Tatiana Andia is a third year PhD student in Sociology. Her research interests include the global political economy of development; trade, industrial policy and development; and transnational social movements.

Currently, Tatiana is studying the implementation of global pharmaceutical regulatory standards in Brazil and Colombia. In particular, she is interested in explaining why Brazil and Colombia adopted opposite policy decisions in the case of pharmaceutical intellectual property rights (IPRs) and in the case of “bioequivalence” standards for the marketing approval of generic drugs. While Brazil challenged the international intellectual property (IP) regime to favor access to and domestic production of HIV drugs, it adopted a stringent “bioequivalence” regulation that raises market-entry barriers for generic producers. In contrast, Colombia adopted strong IP rules beyond World Trade Organization (WTO) commitments but implemented a selective “bioequivalence” standard that facilitates generics’ commercialization approval. Brazil’s and Colombia’s responses to global norms are contradictory and puzzling given that the two policy issues –i.e. IPRs and commercialization approval standards- concern the same interest groups and imply very similar distributional conflicts.

Diana Graizbord is a doctoral candidate in the Department of Sociology. She holds a BA from Sarah Lawrence College and an MA in International Affairs from The New School’s Milano School for International Affairs, Management & Policy. Diana's research and teaching interests include the political economy of development and inequality, the state and social policy,
and the sociology of knowledge and expertise. Currently, she is conducting field research in Mexico City for her dissertation which explores the relationship between Mexico’s emergent welfare state, its model anti poverty policies and new the forms of expertise that undergird these. Diana has research and professional work experience in Cuba, Guatemala, Honduras and Mexico.

Ricarda Hammer has a BA in Social & Political Sciences from the University of Cambridge and a Graduate Diploma in Economics from the School of Oriental and African Studies in London.  Prior to Brown, she worked for the International Crisis Group in Bogotá and the International Institute for Environment and Development in London. She is currently a PhD student in Sociology at Brown University and interested in development, the informal economy and the economic reforms in Cuba.

Johnnie Lotesta graduated with a B.A. in Global Affairs from George Mason University in 2011. After graduation Johnnie worked as a research fellow for a Washington, D.C. based affordable housing developer and policy organization focusing on state implementation of federal housing programs and the preservation of America’s existing affordable housing stock. Johnnie came to Brown for her Ph.D. in Sociology. Her areas of interest include political sociology, comparative sociology, development, and Latin America. 

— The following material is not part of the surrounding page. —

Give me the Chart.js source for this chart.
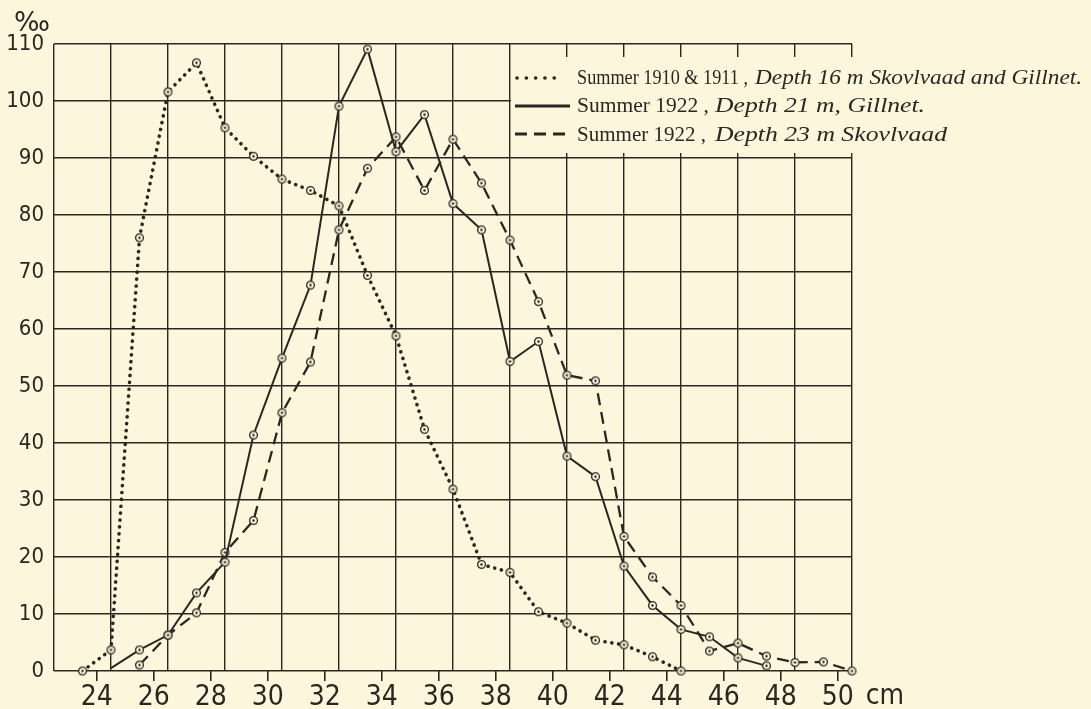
<!DOCTYPE html>
<html lang="en">
<head>
    <meta charset="UTF-8">
    <title>Length distribution, Summer 1910/1911 and 1922</title>
    <script src="https://cdn.jsdelivr.net/npm/chart.js@4.4.0/dist/chart.umd.min.js"></script>
    <style>
        body {
            margin: 0;
            background-color: #fcf7dc;
        }
        #wrap {
            width: 1091px;
            height: 709px;
        }
    </style>
</head>
<body>
    <div id="wrap"><canvas id="chart" width="1091" height="709"></canvas></div>

    <script>
        // length classes (cm), one point per half-cm class
        const sizes = [23.5, 24.5, 25.5, 26.5, 27.5, 28.5, 29.5, 30.5, 31.5, 32.5, 33.5, 34.5, 35.5, 36.5,
                       37.5, 38.5, 39.5, 40.5, 41.5, 42.5, 43.5, 44.5, 45.5, 46.5, 47.5, 48.5, 49.5, 50.5];

        // per mille values
        const summer1910 = [0, 3.7, 76, 101.6, 106.7, 95.3, 90.3, 86.3, 84.3, 81.6, 69.4, 58.8, 42.4, 31.9,
                            18.7, 17.3, 10.4, 8.4, 5.4, 4.6, 2.5, 0, null, null, null, null, null, null];
        const summer1922gill = [null, 0.5, 3.7, 6.3, 13.7, 19.1, 41.4, 54.9, 67.7, 99.1, 109.1, 91.1, 97.6, 82,
                                77.4, 54.3, 57.8, 37.7, 34.1, 18.4, 11.5, 7.3, 6.0, 2.3, 0.9, null, null, null];
        const summer1922skov = [null, null, 1.05, 6.3, 10.2, 20.8, 26.4, 45.3, 54.2, 77.4, 88.2, 93.7, 84.3, 93.3,
                                85.6, 75.6, 64.8, 51.9, 50.9, 23.6, 16.5, 11.5, 3.5, 4.9, 2.6, 1.5, 1.6, 0];

        // axis labels and grid positions
        const xTicks = [24, 26, 28, 30, 32, 34, 36, 38, 40, 42, 44, 46, 48, 50];
        const xGrid = [22.5, 24.5, 26.5, 28.5, 30.5, 32.5, 34.5, 36.5, 38.5, 40.5, 42.5, 44.5, 46.5, 48.5, 50.5];
        const yTicks = [0, 10, 20, 30, 40, 50, 60, 70, 80, 90, 100, 110];

        const legendRows = [
            { plain: 'Summer 1910 & 1911 ,', italic: 'Depth 16 m Skovlvaad and Gillnet.' },
            { plain: 'Summer 1922 ,', italic: 'Depth 21 m, Gillnet.' },
            { plain: 'Summer 1922 ,', italic: 'Depth 23 m Skovlvaad' }
        ];

        const ink = '#2a2720';
        const paper = '#fcf7dc';
        const numFont = "'Liberation Sans Narrow', 'DejaVu Sans Condensed', 'DejaVu Sans', sans-serif";
        const serifFont = "'Liberation Serif', 'DejaVu Serif', serif";

        // small ringed dot used as the point marker
        function makeMarker() {
            const c = document.createElement('canvas');
            c.width = 11;
            c.height = 11;
            const g = c.getContext('2d');
            g.fillStyle = paper;
            g.strokeStyle = ink;
            g.lineWidth = 1.3;
            g.beginPath();
            g.arc(5.5, 5.5, 3.9, 0, Math.PI * 2);
            g.fill();
            g.stroke();
            g.fillStyle = ink;
            g.beginPath();
            g.arc(5.5, 5.5, 1.2, 0, Math.PI * 2);
            g.fill();
            return c;
        }
        const marker = makeMarker();

        function toPoints(values) {
            return sizes.map((x, i) => ({ x: x, y: values[i] }));
        }

        // draw a string squeezed/stretched to a given width
        function fitText(ctx, text, x, baseline, width) {
            const w = ctx.measureText(text).width;
            ctx.save();
            ctx.translate(x, baseline);
            ctx.scale(width / w, 1);
            ctx.fillText(text, 0, 0);
            ctx.restore();
        }

        // legend box, unit labels
        const platePlugin = {
            id: 'plate',
            afterDraw(chart) {
                const ctx = chart.ctx;
                const xs = chart.scales.x;
                const left = xs.getPixelForValue(38.5);
                const right = xs.getPixelForValue(50.5);

                ctx.save();
                // blank out the grid under the legend
                ctx.fillStyle = paper;
                ctx.fillRect(left + 1, 57, right - left + 2, 96);

                ctx.strokeStyle = ink;
                ctx.lineCap = 'round';

                // dotted sample
                ctx.lineWidth = 3.6;
                ctx.setLineDash([0.1, 9.2]);
                ctx.beginPath();
                ctx.moveTo(517, 78);
                ctx.lineTo(563, 78);
                ctx.stroke();

                // solid sample
                ctx.lineCap = 'butt';
                ctx.lineWidth = 3;
                ctx.setLineDash([]);
                ctx.beginPath();
                ctx.moveTo(515, 106);
                ctx.lineTo(570, 106);
                ctx.stroke();

                // dashed sample
                ctx.lineWidth = 2.8;
                ctx.setLineDash([12, 7]);
                ctx.beginPath();
                ctx.moveTo(515, 134);
                ctx.lineTo(570, 134);
                ctx.stroke();
                ctx.setLineDash([]);

                ctx.fillStyle = ink;
                ctx.textBaseline = 'alphabetic';
                const rows = [
                    { base: 84, plainW: 171, itX: 755, itW: 327 },
                    { base: 112, plainW: 132, itX: 715, itW: 210 },
                    { base: 141, plainW: 129, itX: 715, itW: 232 }
                ];
                rows.forEach((r, i) => {
                    ctx.font = '22px ' + serifFont;
                    fitText(ctx, legendRows[i].plain, 577, r.base, r.plainW);
                    ctx.font = 'italic 22px ' + serifFont;
                    fitText(ctx, legendRows[i].italic, r.itX, r.base, r.itW);
                });

                // per mille sign and cm
                ctx.font = '26px ' + numFont;
                fitText(ctx, '\u2030', 14, 31, 36);
                ctx.font = '28px ' + numFont;
                ctx.textBaseline = 'middle';
                ctx.fillText('cm', xs.getPixelForValue(50) + 28, 697);
                ctx.restore();
            }
        };

        new Chart(document.getElementById('chart'), {
            type: 'line',
            data: {
                datasets: [
                    {
                        label: 'Summer 1910 & 1911, Depth 16 m Skovlvaad and Gillnet',
                        data: toPoints(summer1910),
                        borderColor: ink,
                        borderWidth: 3.6,
                        borderDash: [0.1, 6.8],
                        borderCapStyle: 'round',
                        pointStyle: marker,
                        pointRadius: 4,
                        clip: false
                    },
                    {
                        label: 'Summer 1922, Depth 21 m, Gillnet',
                        data: toPoints(summer1922gill),
                        borderColor: ink,
                        borderWidth: 2,
                        pointStyle: marker,
                        // the line starts without a ring
                        pointRadius: ctx => ctx.dataIndex === 1 ? 0 : 4,
                        clip: false
                    },
                    {
                        label: 'Summer 1922, Depth 23 m Skovlvaad',
                        data: toPoints(summer1922skov),
                        borderColor: ink,
                        borderWidth: 2.3,
                        borderDash: [12, 7],
                        pointStyle: marker,
                        pointRadius: 4,
                        clip: false
                    }
                ]
            },
            options: {
                responsive: false,
                animation: false,
                tension: 0,
                layout: {
                    padding: { left: 0, top: 0, right: 239, bottom: 0 }
                },
                plugins: {
                    legend: { display: false },
                    tooltip: { enabled: false }
                },
                scales: {
                    x: {
                        type: 'linear',
                        position: 'bottom',
                        min: 22.5,
                        max: 50.5,
                        afterBuildTicks: s => { s.ticks = xTicks.map(v => ({ value: v })); },
                        afterFit: s => { s.height = 38; },
                        grid: {
                            drawOnChartArea: false,
                            drawTicks: true,
                            tickLength: 10,
                            color: ink,
                            lineWidth: 1.6
                        },
                        border: { display: false },
                        ticks: {
                            color: ink,
                            font: { family: numFont, size: 28 },
                            padding: 0,
                            maxRotation: 0,
                            autoSkip: false
                        }
                    },
                    xg: {
                        type: 'linear',
                        position: 'top',
                        min: 22.5,
                        max: 50.5,
                        afterBuildTicks: s => { s.ticks = xGrid.map(v => ({ value: v })); },
                        afterFit: s => { s.height = 44; },
                        grid: { drawTicks: false, color: ink, lineWidth: 1.4 },
                        border: { display: false },
                        ticks: { display: false }
                    },
                    y: {
                        min: 0,
                        max: 110,
                        position: 'left',
                        afterBuildTicks: s => { s.ticks = yTicks.map(v => ({ value: v })); },
                        afterFit: s => { s.width = 54; },
                        grid: { drawTicks: false, color: ink, lineWidth: 1.4 },
                        border: { display: false },
                        ticks: {
                            color: ink,
                            font: { family: numFont, size: 22 },
                            padding: 10
                        }
                    }
                }
            },
            plugins: [platePlugin]
        });
    </script>
</body>
</html>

Jon Nelson graduated with a B.A. in Sociology from the University of Kansas in 2013. After graduation, Jon worked on farm specializing in asparagus and other vegetables. Jon came to Brown in 2014 to begin a Ph.D. program in Sociology. His area of interest is environmental sociology and he focuses on small farmers in Brazil's Atlantic rainforest and will employ mixed methods to better understand peasant agricultural techniques as well as their environmental effects; he is also interested in researching possible avenues for sustainable development. 

Heather Randell earned a Masters of Environmental Management from Duke University in 2008 and a BS in Biology from Cornell University in 2005.  Her research centers on migration as well as displacement due to dam construction. Her dissertation uses mixed methods (household surveys and semi-structured interviews) to study the process and impacts of dam building on farming communities in the Brazilian Amazon.  Specifically, the project examines the dam-induced forced migration decision-making process, the livelihood impacts of displacement, as well as how smallholder farmers adapt their livelihood strategies to their new land and communities.  

Amy Teller graduated with a BA in Environmental Studies from Carleton College, worked in agricultural policy, and is now a PhD student in Sociology and an MSc student in Ecology and Evolutionary Biology at Brown. Her dissertation will focus on questions of environment, social inequality, and sustainable development in Bahia, Brazil, relying upon mixed qualitative, historical, and quantitative methods and maintaining sight of global connections. Specifically, she is involved with a collaborative project among Brown, two Brazilian universities, and a Brazilian NGO to understand possibilities for reforestation and social wellbeing in the Atlantic Forest region.